The doors showed many different styles illustrating how the house was expanded and modified over the years. Some doors were modern and others represented styles from the 19th century. The kitchen door was ornate with glass panes.

There were three fire places all of different styles, one had been sealed off by 2008. The living room was brick, the dining room plaster, and the bedroom cast-iron.

The original flooring was made from hand-planed kauri tongue-and-groove boards.

The support structure for the septic tank served as a shed. It was constructed from earthquake-proof ceramic blocks from Clark's pottery works.

16 different wallpapers were identified during the archaeological assessment of the building, including 2 that dated back to the original cottage. Most wallpapers had a floral design.

==History==

===Background===

====Land ownership====
Following the purchase of the Waipareira block in 1853, the area that would become Hobsonville was divided into four allotments. Allotment 2 came to be owned by Peter Robertson. Robertson subdivided the allotment in 1864. Lot 45 of the subdivision was purchased by James Coupland. Coupland sold lot 45 to George Alfred Field in 1885 for £30. Lots 44 and 46 were owned by Joshua Ockleston. Ockleston sold lot 46 to Field who later sold it and lot 45 to John Knight. Knight sold both lot 45 and 46 to James Ockleston (son of John Ockleston) in February 1900. The property remained in the Ockleston family until c. 1972 when it was purchased by the Waitemata City Council.

====Ockleston family====
In 1864 Joshua Ockleston arrived in New Zealand from England. He purchased land in 1877, 4 years after his marriage. Joshua farmed this land until his death in 1896. Richard Ockleston took over management of the farm following his father's death. James Sim and William established a pottery in 1903 near the Waiarohia Creek. It amalgamated with Rice Owen Clark II's pottery in 1908–1909.

===Ockleston House===
The original Field Cottage was built upon timber piles and bricks in 1885. The bricks were likely obtained from the nearby potteries for low cost as the bricks were unsuitable for market as many contained imperfections.

In 1900 James Ockleston purchased George Alfred Field's cottage. This cottage was expanded and heavily modified and eventually no longer resembled the original cottage.

During the first major expansion and modification of the property the rear wall was removed, the kitchen expanded, a large bedroom with fireplace was added, and a lean-to was built. The rear wall of the cottage was removed to accommodate this.

The second major expansion involved adding two 19th-century cottages onto the property.
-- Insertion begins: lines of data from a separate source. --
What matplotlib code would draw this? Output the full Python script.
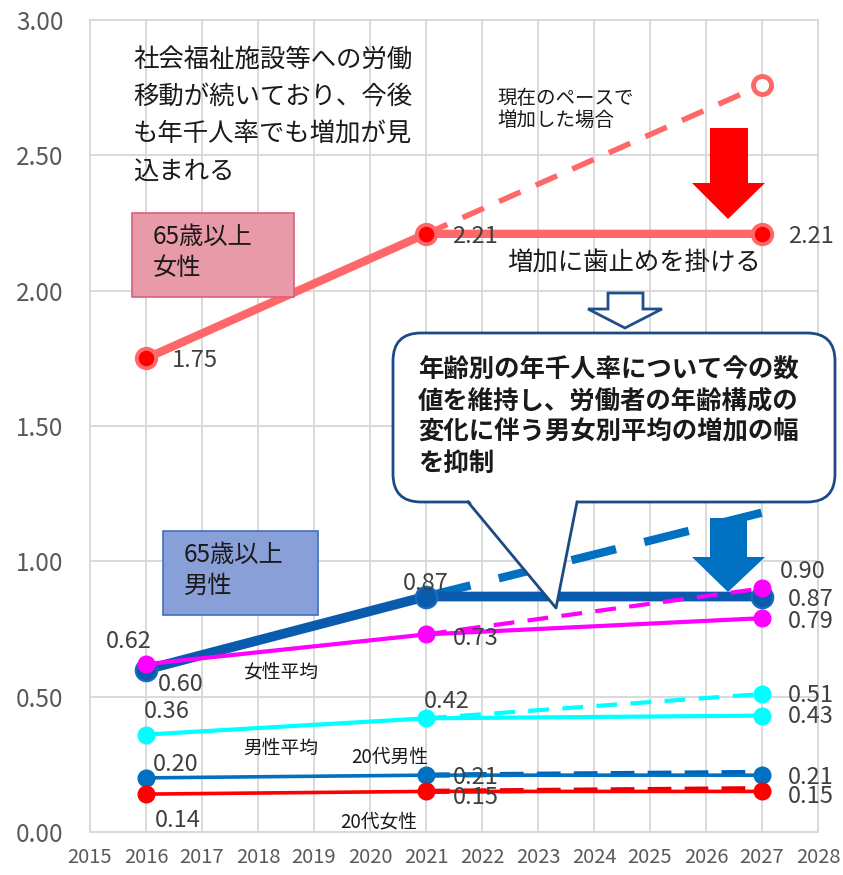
import numpy as np
import matplotlib
matplotlib.use("Agg")
import matplotlib.pyplot as plt
from matplotlib import transforms as mtransforms
from matplotlib.patches import Polygon, FancyBboxPatch, Rectangle

plt.rcParams['font.family'] = ['Noto Sans CJK JP', 'DejaVu Sans']

# --- data ---
years = [2016, 2021, 2027]
trend_years = [2021, 2027]

f65 = [1.75, 2.21, 2.21]
f65_trend = [2.21, 2.76]
m65 = [0.60, 0.87, 0.87]
m65_trend = [0.87, 1.18]
f_avg = [0.62, 0.73, 0.79]
f_avg_trend = [0.73, 0.90]
m_avg = [0.36, 0.42, 0.43]
m_avg_trend = [0.42, 0.51]
m20 = [0.20, 0.21, 0.21]
m20_trend = [0.21, 0.22]
f20 = [0.14, 0.15, 0.15]
f20_trend = [0.15, 0.16]

x_ticks = list(range(2015, 2029))
y_ticks = [0.0, 0.5, 1.0, 1.5, 2.0, 2.5, 3.0]

note_lines = ["社会福祉施設等への労働", "移動が続いており、今後", "も年千人率でも増加が見", "込まれる"]
pace_lines = ["現在のペースで", "増加した場合"]
stop_text = "増加に歯止めを掛ける"
callout_lines = ["年齢別の年千人率について今の数", "値を維持し、労働者の年齢構成の",
                 "変化に伴う男女別平均の増加の幅", "を抑制"]

W, H = 843, 875
fig = plt.figure(figsize=(W / 100, H / 100), dpi=100)
ax = fig.add_axes([90 / W, 1 - 832 / H, 728 / W, 812 / H])
# pixel coordinates, origin top-left
pxt = mtransforms.Affine2D().scale(1 / W, -1 / H).translate(0, 1) + fig.transFigure

ax.set_xlim(2015, 2028)
ax.set_ylim(0, 3.0)
ax.set_xticks(x_ticks)
ax.set_yticks(y_ticks)
ax.set_yticklabels(["%.2f" % v for v in y_ticks])
ax.grid(True, color='#D9D9D9', lw=1.4, zorder=0)
ax.set_axisbelow(True)
for s in ax.spines.values():
    s.set_color('#D9D9D9')
    s.set_linewidth(1.4)
ax.tick_params(length=0, colors='#595959')
ax.tick_params(axis='y', labelsize=17.5, pad=19)
ax.tick_params(axis='x', labelsize=14.5, pad=11)

# --- series ---
salmon = '#FF6868'
ax.plot(years, f65, color=salmon, lw=6, zorder=4, solid_capstyle='round')
ax.plot(trend_years, f65_trend, color=salmon, lw=4, ls=(0, (4.2, 3.0)), zorder=4)
ax.plot(years, f65, 'o', color='#FF0000', ms=14, mec=salmon, mew=2.8, zorder=5)
ax.plot(trend_years[1:], f65_trend[1:], 'o', color='white', ms=13, mec=salmon, mew=3.5, zorder=5)

ax.plot(trend_years, m65_trend, color='#0070C0', lw=6, ls=(0, (5.5, 3.5)), zorder=4)
ax.plot(years, m65, color='#0A5BAE', lw=7, zorder=4)
ax.plot(years, m65, 'o', color='#0A5BAE', ms=15.5, mec='#1A6CC0', mew=1.5, zorder=5)

ax.plot(trend_years, f_avg_trend, color='#FF00FF', lw=3, ls=(0, (5, 3.2)), zorder=6)
ax.plot(years, f_avg, color='#FF00FF', lw=3, zorder=6)
ax.plot(years, f_avg, 'o', color='#FF00FF', ms=12, zorder=6)
ax.plot(trend_years[1:], f_avg_trend[1:], 'o', color='#FF00FF', ms=12, zorder=6)

ax.plot(trend_years, m_avg_trend, color='#00FFFF', lw=3, ls=(0, (5, 3.2)), zorder=6)
ax.plot(years, m_avg, color='#00FFFF', lw=3, zorder=6)
ax.plot(years, m_avg, 'o', color='#00FFFF', ms=12, zorder=6)
ax.plot(trend_years[1:], m_avg_trend[1:], 'o', color='#00FFFF', ms=12, zorder=6)

ax.plot(trend_years, m20_trend, color='#0062B8', lw=3.8, ls=(0, (4.5, 2.5)), zorder=6)
ax.plot(years, m20, color='#0070C0', lw=2.6, zorder=6)
ax.plot(years, m20, 'o', color='#0070C0', ms=12, zorder=6)

ax.plot(trend_years, f20_trend, color='#E80000', lw=3.8, ls=(0, (4.5, 2.5)), zorder=6)
ax.plot(years, f20, color='#FF0000', lw=2.6, zorder=6)
ax.plot(years, f20, 'o', color='#FF0000', ms=12, zorder=6)

# --- data labels ---
def lab(x, y, dx, dy, ha='left'):
    ax.annotate("%.2f" % y, (x, y), xytext=(dx, -dy), textcoords='offset pixels',
                ha=ha, va='center', fontsize=17, color='#404040', zorder=7)

for x, y in zip(years, f65):
    lab(x, y, 26, 3) if x != 2016 else lab(x, y, 26, 2)
lab(2016, m65[0], 12, 15)
lab(2021, m65[1], 0, -13, ha='center')
lab(2027, m65[2], 26, 3)
lab(2016, f_avg[0], -17, -23, ha='center')
lab(2021, f_avg[1], 27, 4)
lab(2027, f_avg[2], 26, 3)
lab(2027, f_avg_trend[1], 18, -17)
lab(2016, m_avg[0], -2, -23)
lab(2021, m_avg[1], -2, -17)
lab(2027, m_avg[2], 26, 1)
lab(2027, m_avg_trend[1], 26, 2)
lab(2016, m20[0], 7, -13)
lab(2021, m20[1], 27, 2)
lab(2027, m20[2], 26, 2)
lab(2016, f20[0], 9, 26)
lab(2021, f20[1], 27, 6)
lab(2027, f20[2], 26, 5)

# --- annotations (pixel coordinates) ---
def txt(x, y, s, size, **kw):
    fig.text(x, y, s, transform=pxt, fontsize=size, va='center', ha='left', **kw)

for i, line in enumerate(note_lines):
    txt(133, 60 + i * 37.3, line, 18.3, color='#1a1a1a')
for i, line in enumerate(pace_lines):
    txt(497, 98 + i * 22, line, 14, color='#1a1a1a')
txt(507, 264, stop_text, 18.3, color='#1a1a1a')

fig.patches.append(Rectangle((132, 213), 162, 84, transform=pxt, fc='#E99AA8',
                             ec='#D9607A', lw=1.2, zorder=2))
txt(153, 237, "65歳以上", 17.5, color='#1a1a1a', zorder=3)
txt(153, 268, "女性", 17.5, color='#1a1a1a', zorder=3)
fig.patches.append(Rectangle((163, 531), 155, 84, transform=pxt, fc='#899FD7',
                             ec='#3F6FC0', lw=1.2, zorder=2))
txt(184, 555, "65歳以上", 17.5, color='#1a1a1a', zorder=3)
txt(184, 586, "男性", 17.5, color='#1a1a1a', zorder=3)

txt(243, 672, "女性平均", 13.5, color='#1a1a1a')
txt(243, 748, "男性平均", 13.5, color='#1a1a1a')
txt(351, 757, "20代男性", 13.5, color='#1a1a1a')
txt(340, 822, "20代女性", 13.5, color='#1a1a1a')


def block_arrow(x0, x1, top, base, hx0, hx1, tipx, tipy, fc, ec='none', lw=0):
    pts = [(x0, top), (x1, top), (x1, base), (hx1, base), (tipx, tipy),
           (hx0, base), (x0, base)]
    fig.patches.append(Polygon(pts, closed=True, transform=pxt, fc=fc, ec=ec,
                               lw=lw, zorder=3, joinstyle='miter'))


block_arrow(710, 748, 128, 183, 692, 765, 728, 219, '#FF0000')
block_arrow(710, 747, 518, 557, 692, 765, 728, 592, '#0070C0')
block_arrow(608, 643, 293, 309, 588, 662, 625, 328, 'white', ec='#1F4E8C', lw=2)

navy = '#1B4A85'
fig.patches.append(FancyBboxPatch((393, 333), 442, 169, boxstyle='round,pad=0,rounding_size=28',
                                  transform=pxt, fc='white', ec=navy, lw=2, zorder=8))
fig.patches.append(Polygon([(469, 500), (556, 608), (577, 500)], closed=True, transform=pxt,
                           fc='white', ec='none', zorder=8.5))
fig.lines.append(plt.Line2D([468, 556, 577], [502, 608, 502], transform=pxt,
                            color=navy, lw=2, zorder=9))
for i, line in enumerate(callout_lines):
    txt(418, 370 + i * 31, line, 18.3, color='#1a1a1a', fontweight='bold', zorder=10)

fig.savefig("out.png", dpi=100)
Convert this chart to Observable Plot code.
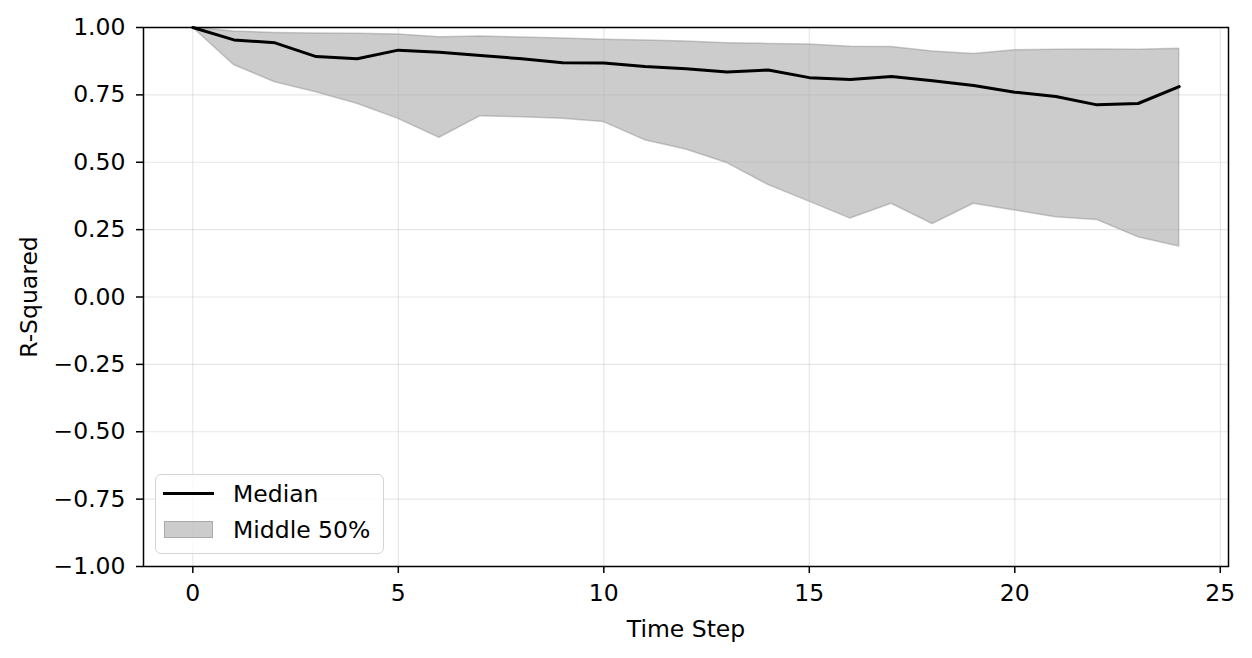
<!DOCTYPE html>
<html><head><meta charset="utf-8">
<script src="https://cdn.jsdelivr.net/npm/d3@7"></script>
<script src="https://cdn.jsdelivr.net/npm/@observablehq/plot@0.6"></script>
<style>
body{margin:0;background:#fff;font-family:"DejaVu Sans",sans-serif;}
#wrap{position:relative;width:1252px;height:658px;overflow:hidden;}
.legend{position:absolute;left:155px;top:474px;width:229px;height:80px;border:1.5px solid #d4d4d4;border-radius:6px;background:rgba(255,255,255,0.8);box-sizing:border-box;}
.lg-line{position:absolute;left:7px;top:17px;width:51px;height:0;border-top:3px solid #000;}
.lg-patch{position:absolute;left:8px;top:46px;width:49px;height:17px;background:rgba(128,128,128,0.4);border:1.5px solid rgba(128,128,128,0.45);box-sizing:border-box;}
.lg-text{position:absolute;left:77px;font-size:23.5px;line-height:1;color:#000;white-space:nowrap;}
</style>
</head><body>
<div id="wrap"></div>
<script>
const steps = [0,1,2,3,4,5,6,7,8,9,10,11,12,13,14,15,16,17,18,19,20,21,22,23,24];
const median = [1.0,0.954,0.943,0.892,0.884,0.916,0.908,0.896,0.884,0.869,0.868,0.855,0.847,0.835,0.842,0.814,0.807,0.818,0.802,0.785,0.760,0.744,0.713,0.718,0.781];
const upper = [1.0,0.985,0.980,0.978,0.977,0.974,0.964,0.967,0.963,0.959,0.955,0.952,0.948,0.942,0.939,0.937,0.929,0.928,0.911,0.902,0.916,0.917,0.918,0.917,0.921];
const lower = [1.0,0.861,0.797,0.760,0.717,0.661,0.591,0.671,0.667,0.661,0.649,0.582,0.547,0.497,0.416,0.354,0.291,0.346,0.271,0.346,0.321,0.296,0.286,0.222,0.187];
const xTicks = [0,5,10,15,20,25];
const yTicks = [-1,-0.75,-0.5,-0.25,0,0.25,0.5,0.75,1];
const legendLabels = ["Median","Middle 50%"];

const rows = steps.map((t,i)=>({t, med: median[i], hi: upper[i], lo: lower[i]}));

const chart = Plot.plot({
  width: 1252, height: 658,
  marginLeft: 143, marginRight: 24, marginTop: 27, marginBottom: 92,
  x: {domain: [-1.2, 25.2]},
  y: {domain: [-1, 1]},
  style: {fontFamily: "DejaVu Sans", fontSize: "23.5px", color: "black", background: "white"},
  marks: [
    Plot.areaY(rows, {x: "t", y1: "lo", y2: "hi", fill: "gray", fillOpacity: 0.4, stroke: "gray", strokeOpacity: 0.4, strokeWidth: 1.5}),
    Plot.gridX({ticks: xTicks, stroke: "#b0b0b0", strokeOpacity: 0.3, strokeWidth: 1.2}),
    Plot.gridY({ticks: yTicks, stroke: "#b0b0b0", strokeOpacity: 0.3, strokeWidth: 1.2}),
    Plot.lineY(rows, {x: "t", y: "med", stroke: "black", strokeWidth: 3}),
    Plot.frame({stroke: "black", strokeWidth: 1.5}),
    Plot.axisX({ticks: xTicks, tickSize: 7, tickPadding: 11, strokeWidth: 1.5, fontSize: 23.5,
      label: "Time Step", labelAnchor: "center", labelArrow: "none", labelOffset: 70}),
    Plot.axisY({ticks: yTicks, tickFormat: d3.format(".2f"), tickSize: 7, tickPadding: 11, strokeWidth: 1.5, fontSize: 23.5,
      label: "R-Squared", labelAnchor: "center", labelArrow: "none", labelOffset: 123})
  ]
});
const wrap = document.getElementById("wrap");
wrap.appendChild(chart);

const lg = document.createElement("div");
lg.className = "legend";
lg.innerHTML = `<div class="lg-line"></div><div class="lg-text" style="top:8px">${legendLabels[0]}</div>
<div class="lg-patch"></div><div class="lg-text" style="top:44px">${legendLabels[1]}</div>`;
wrap.appendChild(lg);
</script>
</body></html>
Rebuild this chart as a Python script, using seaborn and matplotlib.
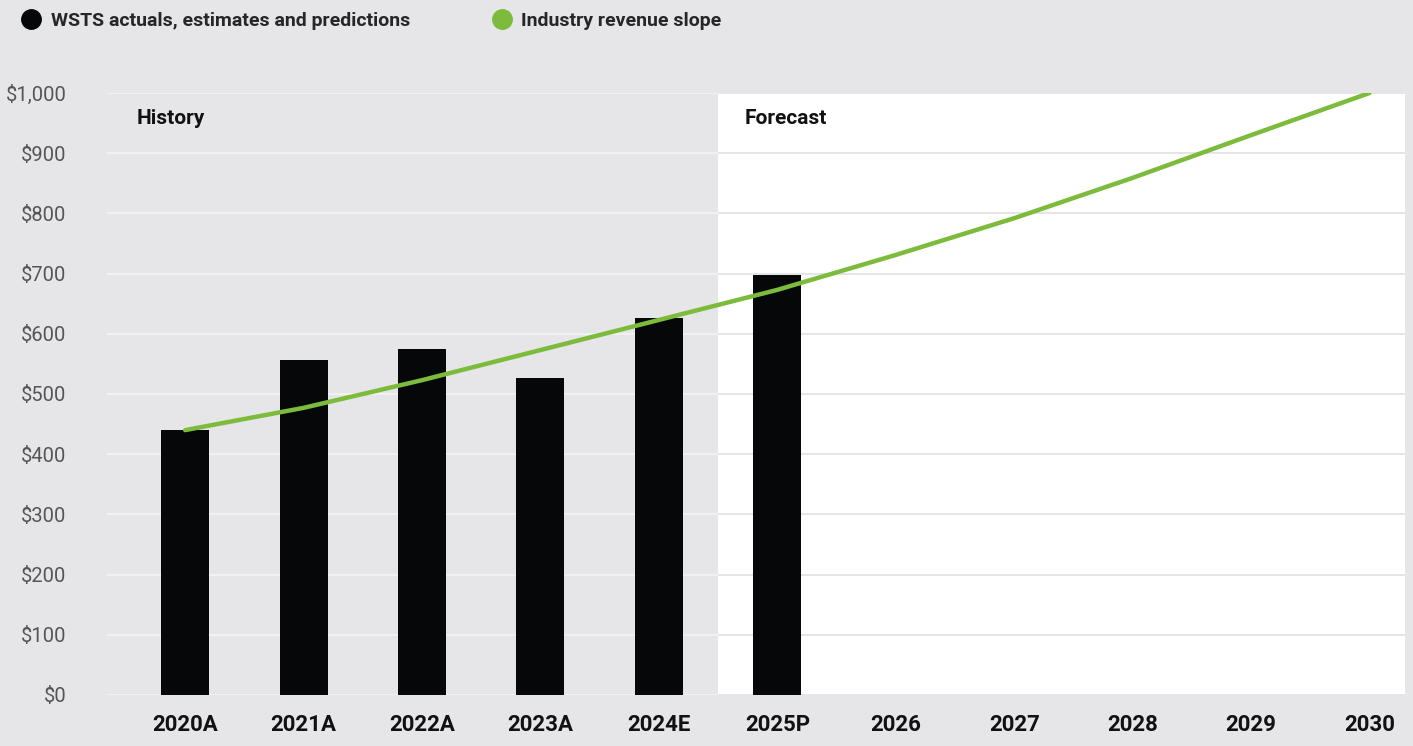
import numpy as np
import pandas as pd
import matplotlib
matplotlib.use("Agg")
import matplotlib.pyplot as plt
from matplotlib.lines import Line2D
import seaborn as sns

# ---- data ----
years = ["2020A", "2021A", "2022A", "2023A", "2024E", "2025P",
         "2026", "2027", "2028", "2029", "2030"]
wsts_revenue = [440, 556, 575, 527, 626, 698, None, None, None, None, None]
slope_revenue = [440, 477, 523, 573, 623, 673, 731, 792, 859, 930, 1000]
y_ticks = [0, 100, 200, 300, 400, 500, 600, 700, 800, 900, 1000]
y_tick_labels = ["$0", "$100", "$200", "$300", "$400", "$500", "$600",
                 "$700", "$800", "$900", "$1,000"]
legend_labels = ["WSTS actuals, estimates and predictions", "Industry revenue slope"]
region_labels = ["History", "Forecast"]

BG = "#e6e6e8"
GREEN = "#7cbb3b"
BAR = "#050708"

sns.set_theme(style="white")
plt.rcParams["font.family"] = ["Roboto", "DejaVu Sans"]

fig = plt.figure(figsize=(14.13, 7.46), dpi=100, facecolor=BG)
ax = fig.add_axes([107 / 1413, 1 - 695 / 746, (1405 - 107) / 1413, (695 - 93) / 746])
ax.set_facecolor(BG)

xmin, xmax = -0.66, 10.3
split = 4.5

# forecast white region
ax.axvspan(split, xmax, color="white", zorder=0, lw=0)
# gridlines
ax.hlines(y_ticks, xmin, split, color="#f3f3f4", lw=1.3, zorder=0.5)
ax.hlines(y_ticks, split, xmax, color="#e3e3e5", lw=1.3, zorder=0.5)

df = pd.DataFrame({"year": years, "rev": wsts_revenue})
sns.barplot(data=df, x="year", y="rev", order=years, color=BAR, width=0.405,
            saturation=1, linewidth=0, ax=ax, zorder=2)

sns.lineplot(x=np.arange(len(years)), y=slope_revenue, color=GREEN, lw=3.2,
             ax=ax, zorder=3)

ax.set_xlim(xmin, xmax)
ax.set_ylim(0, 1000)
ax.set_xlabel("")
ax.set_ylabel("")
ax.set_yticks(y_ticks)
ax.set_yticklabels(y_tick_labels)
ax.set_xticks(range(len(years)))
ax.set_xticklabels(years)
for s in ax.spines.values():
    s.set_visible(False)
ax.tick_params(axis="y", length=0, pad=29, labelsize=14.5, labelcolor="#555555")
ax.tick_params(axis="x", length=0, pad=14, labelsize=16, labelcolor="#111111")
for t in ax.get_xticklabels():
    t.set_fontweight("bold")
for t in ax.get_yticklabels():
    t.set_horizontalalignment("right")

ax.text(-0.41, 958, region_labels[0], fontsize=15, fontweight="bold", color="#111111",
        va="center", ha="left")
ax.text(4.72, 958, region_labels[1], fontsize=15, fontweight="bold", color="#111111",
        va="center", ha="left")

handles = [Line2D([], [], marker="o", ls="", color=BAR, markersize=14),
           Line2D([], [], marker="o", ls="", color=GREEN, markersize=14)]
fig.legend(handles, legend_labels, loc="upper left", bbox_to_anchor=(0.003, 1.008),
           ncol=2, frameon=False, prop={"weight": "bold", "size": 14},
           handletextpad=0.5, columnspacing=4.2, handlelength=1.0)

fig.savefig("out.png", dpi=100, facecolor=BG)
The third major expansion and modification was bungalow-styled and involved the addition of a living room, hall, porch, bedroom, bathroom, and new kitchen. These were constructed from rimu and matai instead of kauri. This expansion likely took place c.1917. With certainty it was between 1900 and 1921. The fireplace design is of a style around 1917 and the property was reported to have been used to treat those who had caught the Spanish flu. During this modification a septic tank with sewage pipes was installed.

Ockleston House was purchased by the Waitemata City Council in the 1970s and was subsequently tenanted until 2008.

===Demolition===
Ockleston House was located along the path of the new Upper Harbour Motorway. Initial plans were for relocation to Clarks Lane but the poor state of the building led to the decision to demolition it.

Prior to demolition an archaeological assessment was carried out and this involved a meticulous dismantling of the building.

The archaeological assessment looked at many different parts of the building to date features and extensions. Seven different types of nails were used in the building. These are: ewebank, rose-head, rhomboidal, oval, flat, roofing, and hessian scrim nails. Some of these help to date parts of the building.

Analysis from the University of Auckland of 94 kauri timber samples showed that the kauri used in construction dates from AD 1453 to 1892. The latest felling date for timber used in the original construction was 1882/1883, with that timber potentially having been surplus from the Hobsonville Church.

Numerous ceramics and glassware were discovered in rubbish pits.